A very slow but unstoppable descent into hell. I can't remember the last time I've felt such a sense of isolation, uncertainty and being lost when watching a film. The experience is pretty draining though, and near the end you don't have any more damns left to give. It's also frustrating to see the irrational behavior of Emmanuelle Béart's character, once the sympathy for what she must be going through has gone. If you like scary-looking children, you're gonna love this.
not an exaggeration to say that this is one of the most extraordinary evocations of place ever put to film, raging with a threatening, bewildering beauty that would do aguirre-era herzog proud. the obvious contemporary comparison point is antichrist; it's a very, very similar film, another couple's fevered odyssey into the heart of grief for a lost son. it suffers from self-indulgence in places, plus there's no talking fox :(, but the overall experience is frightening and totally singular.
"Descent into madness" movie which probably owes some inspiration to Apocalypse Now / Heart of Darkness. A desperate European couple search for their lost child in the dangerous jungles of southeast Asia. Some very effective scenes, but others which are just confusing, silly or boring. Interesting idea but no legs or consistency.

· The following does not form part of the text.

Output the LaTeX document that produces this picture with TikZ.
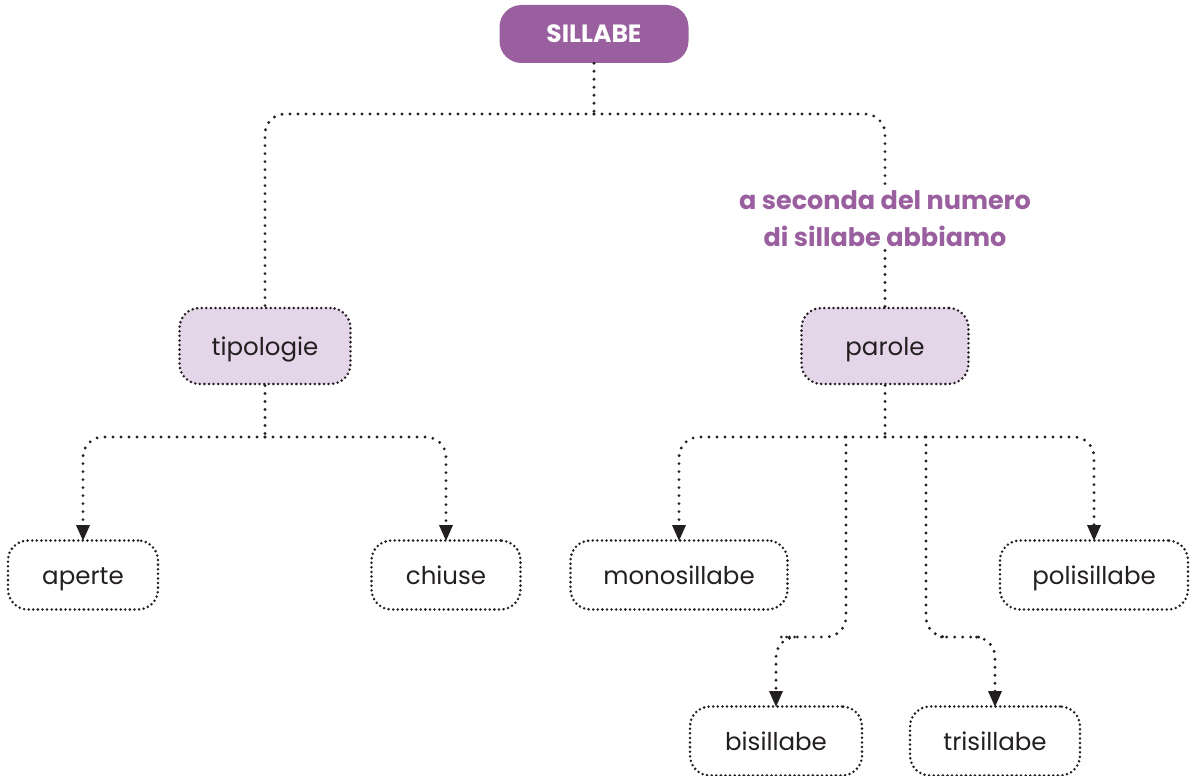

Weird tale of a couple searching for their lost child in middle-of-nowhere Burma that quickly devolves into a wanna-be study of how parents react to losing their children. Unfortunately this idea never really congeals into something worthwhile, leaving a lot of wooden acting from Rufus Sewell interspersed with some truly inspired, Apocalypse Now-ish cinematography.
Complete crap, preposterous, terribly slow from start to finish, not even slightly scary, not even slightly horrific. This is the worst movie I've seen in a while. I also have no idea how the bit at the end got past approval boards.